Scripta Mathematica published the first Oscillon photographs in 1952. Laposky's work was featured in over 250 books, magazines, newspapers, advertising art work worldwide. An art portfolio in Fortune magazine in 1956 won a New York Art Directors Club gold medal for best editorial of the year.

Laposky was interested in showing the designs or patterns based on natural forms, curves due to physical forces, or curves based on mathematical principles, such as various waveforms (sine waves, square waves and Lissajous figures). According to the exhibit documentation, Laposky pointed out a parallel between his oscillons and music, the operator of an electronic setup playing a sort of "visual music".

In 1952 Laposky displayed his work in a one-man show entitled "Electronic Abstractions" at Sanford Museum in Cherokee, Iowa. As a traveling exhibit, "Electronic Abstractions" was shown across the United States and in France at LeMons and other places by the Cultural Relations Section of the United States from 1952 to 1961.

Electronic Abstractions are a new kind of abstract art. They are beautiful design compositions formed by the combination of electrical wave forms as displayed on a cathode-ray oscilloscope. The exhibit consists of 50 photographs of these patterns . A wide variety of shapes and textures is included. The patterns all have an abstract quality, yet retain a geometrical precision . They are related to various mathematical curves, the intricate tracings of the geometric lathes and pendulum patterns, but show possibilities far beyond these sources of design."
— Sanford Museum, Gallery notes for Electronic Abstractions, 1952

In total, Laposky's art was published more than 160 times and displayed at more than 200 exhibitions before the emergence of computer graphics upstaged him in the mid 1960s.

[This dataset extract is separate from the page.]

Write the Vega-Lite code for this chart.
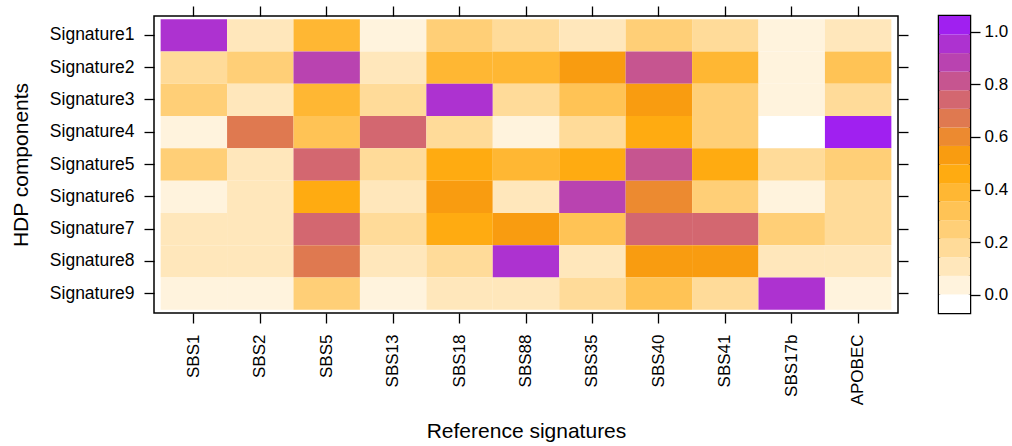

Laposky cited and admired Naum Gabo, Joan Miró, Piet Mondrian, Victor Vasarely, Kazimir Malevich, Fernand Léger, Marcel Duchamp, Alexander Calder and some of the Synchromism and Futurism artists.

Some praise of the Oscillon work by Laposky: "The Oscillons are among the most sensually and spiritually exhilarating images of the entire history of human vision,". "The rhythm and balance in each piece reflect not only the artist’s vision but the ordered principles underlying the physical world." Fred Camper, The Chicago Reader, August 2006

===Magic Squares===
From 1934 through August 1946, Ripley's Believe It or Not! had printed 77 of Laposky's Magic Square number problems. In total 117 of Laposky's geometric number arrangements ("magics") were printed in the Believe it or Not newspaper feature. Laposky's work on these number matrices lead to his election for membership in the Mathematical Association of America in 1950.

Laposky wrote about his magic square: "The crystallization in numbers of some small part of the beauty, harmony and rhythm or the universe.". It is likely that Laposky's early work in these Magic Squares and deeper introspection into their inner workings had profound influence on his latter work on Oscillons.

==Legacy==
Ben Laposky died in 2000 in Cherokee. His original one-man show of black and white Oscillons, along with 52 additional color images, is curated and controlled by the Sanford Museum and Planetarium in Cherokee, Iowa. The museum's collection contains various commercial works and books in which Laposky was mentioned.

None of the 10,000 negatives he claimed to have taken have ever been found, and only 101 mounted images of the original set of 102 remain.

The original traveling show, along with some additional works, is maintained and periodically shown by the Sanford Museum and often travels to museums and universities internationally.